21 Jump Street ✮1/2

Undercover Brothers

by Glenn Lovell

The latest in a seemingly endless slew of painful spoofs based on TV shows, “21 Jump Street” takes an OK premise ‒ two undercover cops get a second shot at making the grade in high school ‒ and milks it for an occasional chuckle before devolving into a succession of increasingly lame sketches.

Jonah Hill and Channing Tatum star as former high school classmates who, coincidence of coincidences, now find themselves classmates at the Police Academy. You know the drill. Schmidt/Hill is the pudgy outsider, every bully’s delight; Jenko/Tatum is Studly Do-Right, the handsome dunce. Though they ran in different circles in school, out of necessity they join forces on the force ‒ and prove twice as ineffectual.

Relieved of park-patrol duty, they’re assigned to “a revived undercover program ‒ from the 1980s.” It’s run by the ever-apoplectic Capt. Dickson (Ice Cube) and operated out of a derelict church at the address of the title. Their job: to “get in with the burnouts and popular kids” at Sagan H.S. and, as pretend brothers, expose whoever it is dealing a new synthetic hallucinogen.

Hill and Tatum: Prom Night

If you’ve seen the trailer for this fitful farce, you’re already ahead of me. Most of the best (read semi-funny) moments are in the teaser. Scrub that! Most of the film is in the teaser, from the set-up to the prom-night climax. In between, we get Schmidt and Jenko, their undercover personas reversed, struggling with their least likely subjects. Instead of “embracing their stereotypes,” as Dickson instructed, Jenko hangs with the nerds in band and honors chemistry and Schmidt swaggers unconvincingly as the popular jock.

Directed by Phil Lord and Chris Miller (“Cloudy with a Chance of Meatballs”) from a kernel of an idea by Hill, also billed as executive producer, “21 Jump Street” isn’t as much of a stinker as “Bewitched” or “The Brady Bunch,” but it’s no “Starsky and Hutch” with Ben Stiller and Owen Wilson, either. The problem is that the filmmakers wanted to be both charming and crude, and the results play like “School of Rock” meets “Bad Boys II,” complete with the spewing red stuff and freeway pile-ups (that ‒ wait for the joke ‒ never explode). The one semi-amusing twist: Much to Jenko’s bewilderment, the high-schoolers of the 21st Century turn out to be a bunch of smug, politically correct tree-huggers.

As I struggled through this comedy, I took solace in the assumption that Johnny Depp, a “Jump Street” alum, was too cool to agree to a guest cameo. But even that balloon was burst as Depp joined the TV show’s other regulars Richard Grieco and Peter DeLuise for the final shootout. Somehow, Depp’s participation was more of a letdown than the movie.

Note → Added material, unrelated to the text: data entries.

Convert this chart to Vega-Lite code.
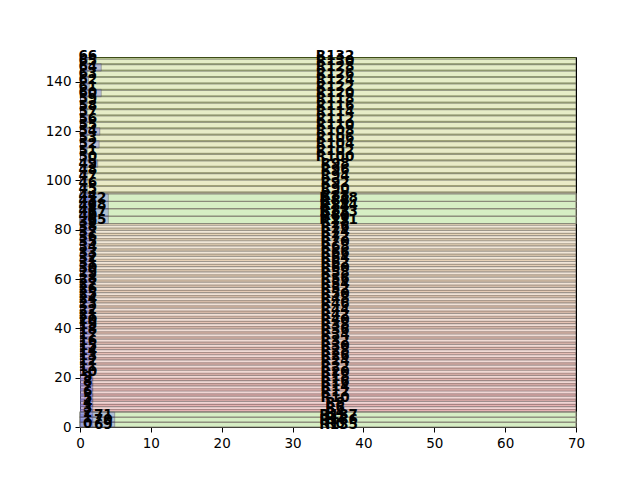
{
 "$schema": "https://vega.github.io/schema/vega-lite/v6.json",
 "width": 496, "height": 370,
 "autosize": {"type": "none"},
 "padding": {"left": 80, "top": 57, "right": 64, "bottom": 53},
 "config": {
  "view": {"stroke": "black", "strokeWidth": 1},
  "scale": {"continuousPadding": 0},
  "axis": {"labelFont": "DejaVu Sans", "labelFontSize": 13.5, "labelColor": "black", "tickColor": "black", "tickSize": 5, "tickWidth": 1, "labelPadding": 4, "labelFlush": false, "labelOverlap": false, "grid": false, "domain": false, "title": null},
  "text": {"font": "DejaVu Sans", "fontWeight": "bold", "fontSize": 13.5, "baseline": "middle"}
 },
 "datasets": {
  "a": [
   {"n":0,"r":"R0","c":1.4,"y0":-0.1,"y1":2.9,"v":1.8},{"n":1,"r":"R2","c":3.5,"y0":2.0,"y1":5.0,"v":1.8},{"n":2,"r":"R4","c":5.6,"y0":4.1,"y1":7.1,"v":1.8},{"n":3,"r":"R6","c":7.7,"y0":6.2,"y1":9.2,"v":1.8},{"n":4,"r":"R8","c":9.8,"y0":8.3,"y1":11.3,"v":1.8},
   {"n":5,"r":"R10","c":11.9,"y0":10.4,"y1":13.4,"v":1.8},{"n":6,"r":"R12","c":14.0,"y0":12.5,"y1":15.5,"v":1.8},{"n":7,"r":"R14","c":16.1,"y0":14.6,"y1":17.6,"v":1.8},{"n":8,"r":"R16","c":18.2,"y0":16.7,"y1":19.7,"v":1.8},{"n":9,"r":"R18","c":20.3,"y0":18.8,"y1":21.8,"v":1.8},
   {"n":10,"r":"R20","c":22.4,"y0":20.9,"y1":23.9,"v":1.8},{"n":11,"r":"R22","c":24.5,"y0":23.0,"y1":26.0,"v":1.8},{"n":12,"r":"R24","c":26.6,"y0":25.1,"y1":28.1,"v":1.8},{"n":13,"r":"R26","c":28.7,"y0":27.2,"y1":30.2,"v":1.8},{"n":14,"r":"R28","c":30.8,"y0":29.3,"y1":32.3,"v":1.8},
   {"n":15,"r":"R30","c":32.9,"y0":31.4,"y1":34.4,"v":1.8},{"n":16,"r":"R32","c":35.0,"y0":33.5,"y1":36.5,"v":1.8},{"n":17,"r":"R34","c":37.1,"y0":35.6,"y1":38.6,"v":1.8},{"n":18,"r":"R36","c":39.2,"y0":37.7,"y1":40.7,"v":1.8},{"n":19,"r":"R38","c":41.3,"y0":39.8,"y1":42.8,"v":1.8},
   {"n":20,"r":"R40","c":43.4,"y0":41.9,"y1":44.9,"v":1.8},{"n":21,"r":"R42","c":45.5,"y0":44.0,"y1":47.0,"v":1.8},{"n":22,"r":"R44","c":47.6,"y0":46.1,"y1":49.1,"v":1.8},{"n":23,"r":"R46","c":49.7,"y0":48.2,"y1":51.2,"v":1.8},{"n":24,"r":"R48","c":51.8,"y0":50.3,"y1":53.3,"v":1.8},
   {"n":25,"r":"R50","c":53.9,"y0":52.4,"y1":55.4,"v":1.8},{"n":26,"r":"R52","c":56.0,"y0":54.5,"y1":57.5,"v":1.8},{"n":27,"r":"R54","c":58.1,"y0":56.6,"y1":59.6,"v":1.8},{"n":28,"r":"R56","c":60.2,"y0":58.7,"y1":61.7,"v":1.8},{"n":29,"r":"R58","c":62.3,"y0":60.8,"y1":63.8,"v":1.8},
   {"n":30,"r":"R60","c":64.4,"y0":62.9,"y1":65.9,"v":1.8},{"n":31,"r":"R62","c":66.5,"y0":65.0,"y1":68.0,"v":1.8},{"n":32,"r":"R64","c":68.6,"y0":67.1,"y1":70.1,"v":1.8},{"n":33,"r":"R66","c":70.7,"y0":69.2,"y1":72.2,"v":1.8},{"n":34,"r":"R68","c":72.8,"y0":71.3,"y1":74.3,"v":1.8},
   {"n":35,"r":"R70","c":74.9,"y0":73.4,"y1":76.4,"v":1.8},{"n":36,"r":"R72","c":77.0,"y0":75.5,"y1":78.5,"v":1.8},{"n":37,"r":"R74","c":79.1,"y0":77.6,"y1":80.6,"v":1.8},{"n":38,"r":"R76","c":81.2,"y0":79.7,"y1":82.7,"v":1.8},{"n":39,"r":"R78","c":83.3,"y0":81.8,"y1":84.8,"v":1.8},
   {"n":40,"r":"R80","c":85.4,"y0":83.9,"y1":86.9,"v":1.8},{"n":41,"r":"R82","c":87.5,"y0":86.0,"y1":89.0,"v":1.8},{"n":42,"r":"R84","c":89.6,"y0":88.1,"y1":91.1,"v":1.8},{"n":43,"r":"R86","c":91.7,"y0":90.2,"y1":93.2,"v":1.8},{"n":44,"r":"R88","c":93.8,"y0":92.3,"y1":95.3,"v":1.8},
   {"n":45,"r":"R90","c":96.4,"y0":94.9,"y1":97.9,"v":1.0},{"n":46,"r":"R92","c":99.0,"y0":97.5,"y1":100.5,"v":1.0},{"n":47,"r":"R94","c":101.6,"y0":100.1,"y1":103.1,"v":1.0},{"n":48,"r":"R96","c":104.2,"y0":102.7,"y1":105.7,"v":1.0},{"n":49,"r":"R98","c":106.8,"y0":105.3,"y1":108.3,"v":2.5},
   {"n":50,"r":"R100","c":109.4,"y0":107.9,"y1":110.9,"v":1.2},{"n":51,"r":"R102","c":112.0,"y0":110.5,"y1":113.5,"v":1.0},{"n":52,"r":"R104","c":114.6,"y0":113.1,"y1":116.1,"v":2.7},{"n":53,"r":"R106","c":117.2,"y0":115.7,"y1":118.7,"v":1.0},{"n":54,"r":"R108","c":119.8,"y0":118.3,"y1":121.3,"v":2.8},
   {"n":55,"r":"R110","c":122.4,"y0":120.9,"y1":123.9,"v":1.0},{"n":56,"r":"R112","c":125.0,"y0":123.5,"y1":126.5,"v":1.5},{"n":57,"r":"R114","c":127.6,"y0":126.1,"y1":129.1,"v":1.0},{"n":58,"r":"R116","c":130.2,"y0":128.7,"y1":131.7,"v":1.0},{"n":59,"r":"R118","c":132.8,"y0":131.3,"y1":134.3,"v":1.0},
   {"n":60,"r":"R120","c":135.4,"y0":133.9,"y1":136.9,"v":3.0},{"n":61,"r":"R122","c":138.0,"y0":136.5,"y1":139.5,"v":1.3},{"n":62,"r":"R124","c":140.6,"y0":139.1,"y1":142.1,"v":1.2},{"n":63,"r":"R126","c":143.2,"y0":141.7,"y1":144.7,"v":1.0},{"n":64,"r":"R128","c":145.8,"y0":144.3,"y1":147.3,"v":3.0},
   {"n":65,"r":"R130","c":148.4,"y0":146.9,"y1":149.9,"v":1.0},{"n":66,"r":"R132","c":150.6,"y0":149.1,"y1":152.1,"v":2.3}
  ],
  "b": [
   {"n":69,"r":"R135","c":1.0,"y0":0,"y1":2,"v":4.9},
   {"n":70,"r":"R136","c":3.0,"y0":2,"y1":4,"v":4.9},
   {"n":71,"r":"R137","c":5.0,"y0":4,"y1":6,"v":4.9},
   {"n":65,"r":"R131","c":84.0,"y0":82.5,"y1":85.5,"v":4.0},
   {"n":67,"r":"R133","c":87.0,"y0":85.5,"y1":88.5,"v":4.0},
   {"n":68,"r":"R134","c":90.0,"y0":88.5,"y1":91.5,"v":4.0},
   {"n":72,"r":"R138","c":93.0,"y0":91.5,"y1":94.5,"v":4.0}
  ]
 },
 "layer": [
  {
   "data": {"name": "a"},
   "mark": {"type": "rect", "fillOpacity": 0.22, "stroke": "#505050", "strokeOpacity": 0.5, "strokeWidth": 1.2, "clip": true},
   "encoding": {
    "x": {"value": 0},
    "x2": {"value": "width"},
    "y": {"field": "y0", "type": "quantitative", "scale": {"domain": [0, 150], "nice": false, "padding": 0}, "axis": {"values": [0,20,40,60,80,100,120,140]}},
    "y2": {"field": "y1"},
    "color": {"field": "n", "type": "quantitative", "legend": null, "scale": {"domain": [0, 15, 30, 44, 45, 66], "range": ["#c03038", "#c05840", "#c08848", "#c0a050", "#a0a000", "#80b000"]}}
   }
  },
  {
   "data": {"name": "b"},
   "mark": {"type": "rect", "fill": "#d6eec4", "fillOpacity": 1, "stroke": "#8a8a7a", "strokeOpacity": 1, "strokeWidth": 1.2},
   "encoding": {
    "x": {"value": 0},
    "x2": {"value": "width"},
    "y": {"field": "y0", "type": "quantitative"},
    "y2": {"field": "y1"}
   }
  },
  {
   "data": {"name": "a"},
   "mark": {"type": "bar", "orient": "horizontal", "fill": "#6a6af0", "fillOpacity": 0.35, "stroke": "#505050", "strokeOpacity": 0.4, "strokeWidth": 1, "clip": true},
   "encoding": {
    "x": {"field": "v", "type": "quantitative", "scale": {"domain": [0, 70], "nice": false, "zero": true, "padding": 0}, "axis": {"values": [0,10,20,30,40,50,60,70]}},
    "y": {"field": "y0", "type": "quantitative"},
    "y2": {"field": "y1"}
   }
  },
  {
   "data": {"name": "b"},
   "mark": {"type": "bar", "orient": "horizontal", "fill": "#6a6af0", "fillOpacity": 0.35, "stroke": "#505050", "strokeOpacity": 0.4, "strokeWidth": 1},
   "encoding": {
    "x": {"field": "v", "type": "quantitative"},
    "y": {"field": "y0", "type": "quantitative"},
    "y2": {"field": "y1"}
   }
  },
  {
   "data": {"name": "a"},
   "mark": {"type": "text", "align": "center"},
   "encoding": {"x": {"datum": 1.1, "type": "quantitative"}, "y": {"field": "c", "type": "quantitative"}, "text": {"field": "n", "type": "nominal"}}
  },
  {
   "data": {"name": "b"},
   "mark": {"type": "text", "align": "right", "dx": -2},
   "encoding": {"x": {"field": "v", "type": "quantitative"}, "y": {"field": "c", "type": "quantitative"}, "text": {"field": "n", "type": "nominal"}}
  },
  {
   "data": {"name": "a"},
   "mark": {"type": "text", "align": "center"},
   "encoding": {"x": {"datum": 36, "type": "quantitative"}, "y": {"field": "c", "type": "quantitative"}, "text": {"field": "r", "type": "nominal"}}
  },
  {
   "data": {"name": "b"},
   "mark": {"type": "text", "align": "center"},
   "encoding": {"x": {"datum": 36.5, "type": "quantitative"}, "y": {"field": "c", "type": "quantitative"}, "text": {"field": "r", "type": "nominal"}}
  }
 ]
}
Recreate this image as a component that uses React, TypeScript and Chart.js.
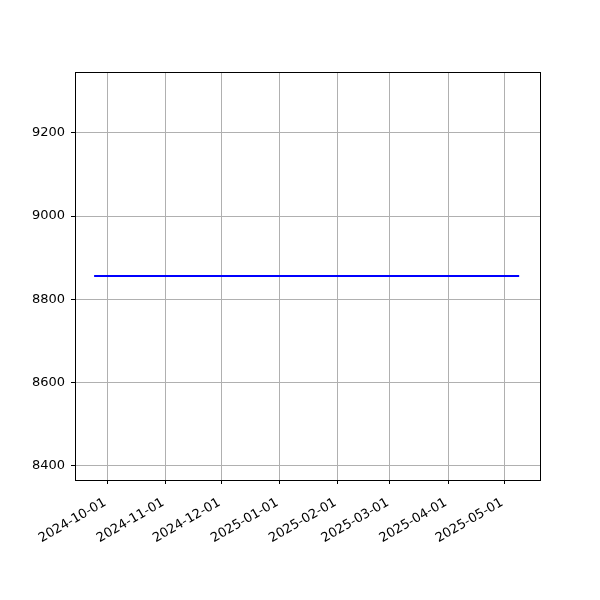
import React, { useEffect, useRef } from "react";
import { Chart, registerables } from "chart.js";

Chart.register(...registerables);

const dates = ["2024-09-24", "2025-05-09"];
const values = [8856, 8856];
const xTickLabels = [
  "2024-10-01",
  "2024-11-01",
  "2024-12-01",
  "2025-01-01",
  "2025-02-01",
  "2025-03-01",
  "2025-04-01",
  "2025-05-01",
];
const yTickValues = [8400, 8600, 8800, 9000, 9200];
const xRange = ["2024-09-13T19:00:00Z", "2025-05-20T03:00:00Z"];
const yRange = [8366, 9346];

const toMs = (s: string) => Date.parse(s.length === 10 ? s + "T00:00:00Z" : s);

const framePlugin = {
  id: "frame",
  afterDraw(chart: any) {
    const { ctx, chartArea } = chart;
    ctx.save();
    ctx.strokeStyle = "#000000";
    ctx.lineWidth = 1;
    ctx.strokeRect(
      Math.round(chartArea.left) + 0.5,
      Math.round(chartArea.top) + 0.5,
      Math.round(chartArea.right - chartArea.left),
      Math.round(chartArea.bottom - chartArea.top)
    );
    ctx.restore();
  },
};

export default function App() {
  const ref = useRef<HTMLCanvasElement | null>(null);
  useEffect(() => {
    if (!ref.current) return;
    const font = { family: "'DejaVu Sans', sans-serif", size: 13 };
    const chart = new Chart(ref.current, {
      type: "line",
      data: {
        datasets: [
          {
            data: dates.map((d, i) => ({ x: toMs(d), y: values[i] })),
            borderColor: "#0000ff",
            borderWidth: 2,
            pointRadius: 0,
            fill: false,
            tension: 0,
          },
        ],
      },
      options: {
        animation: false,
        responsive: false,
        devicePixelRatio: 1,
        layout: { padding: { top: 72, right: 60, left: 0, bottom: 0 } },
        plugins: {
          legend: { display: false },
          tooltip: { enabled: false },
        },
        scales: {
          x: {
            type: "linear",
            min: toMs(xRange[0]),
            max: toMs(xRange[1]),
            afterFit: (s: any) => {
              s.height = 120;
            },
            afterBuildTicks: (s: any) => {
              s.ticks = xTickLabels.map((l) => ({ value: toMs(l) }));
            },
            grid: {
              color: "#b0b0b0",
              lineWidth: 1,
              tickLength: 4,
              tickColor: "#000000",
            },
            border: { display: false },
            ticks: {
              autoSkip: false,
              minRotation: 30,
              maxRotation: 30,
              padding: 11,
              labelOffset: -2,
              color: "#000000",
              font,
              callback: (v: any) => {
                const idx = xTickLabels.findIndex((l) => toMs(l) === v);
                return idx >= 0 ? xTickLabels[idx] : "";
              },
            },
          },
          y: {
            type: "linear",
            min: yRange[0],
            max: yRange[1],
            afterFit: (s: any) => {
              s.width = 75;
            },
            afterBuildTicks: (s: any) => {
              s.ticks = yTickValues.map((v) => ({ value: v }));
            },
            grid: {
              color: "#b0b0b0",
              lineWidth: 1,
              tickLength: 4,
              tickColor: "#000000",
            },
            border: { display: false },
            ticks: {
              padding: 6,
              color: "#000000",
              font,
              callback: (v: any) => String(v),
            },
          },
        },
      },
      plugins: [framePlugin],
    });
    return () => chart.destroy();
  }, []);
  return (
    <div style={{ position: "absolute", left: 0, top: 0, width: 600, height: 600, background: "#ffffff" }}>
      <canvas ref={ref} width={600} height={600} style={{ display: "block" }} />
    </div>
  );
}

21 JUMP STREET ✮1/2 With Jonah Hill, Channing Tatum, Brie Larson, Ice Cube, Dave Franco. Directed by Phil Lord, Chris Miller; scripted by Michael Bacall from a story by Hill and Bacall. 109 min. Rated R (for profanity, crude humor, violence)

2 Responses to “21 Jump Street ✮1/2”

  1. Daed Says:

    “an occasional chuckle before devolving into a succession of increasingly lame sketches.”

    Dead on. Seems like they asked each introverted geek actor to think of something ‘they’ thought was realllllly funny.

    Like

  2. Lynn Says:

    My sentiments exactly! This would have been only about the 3nd movie in my life I really wanted to walk out of, but somehow I thought it HAD to get better…..it didn’t!!!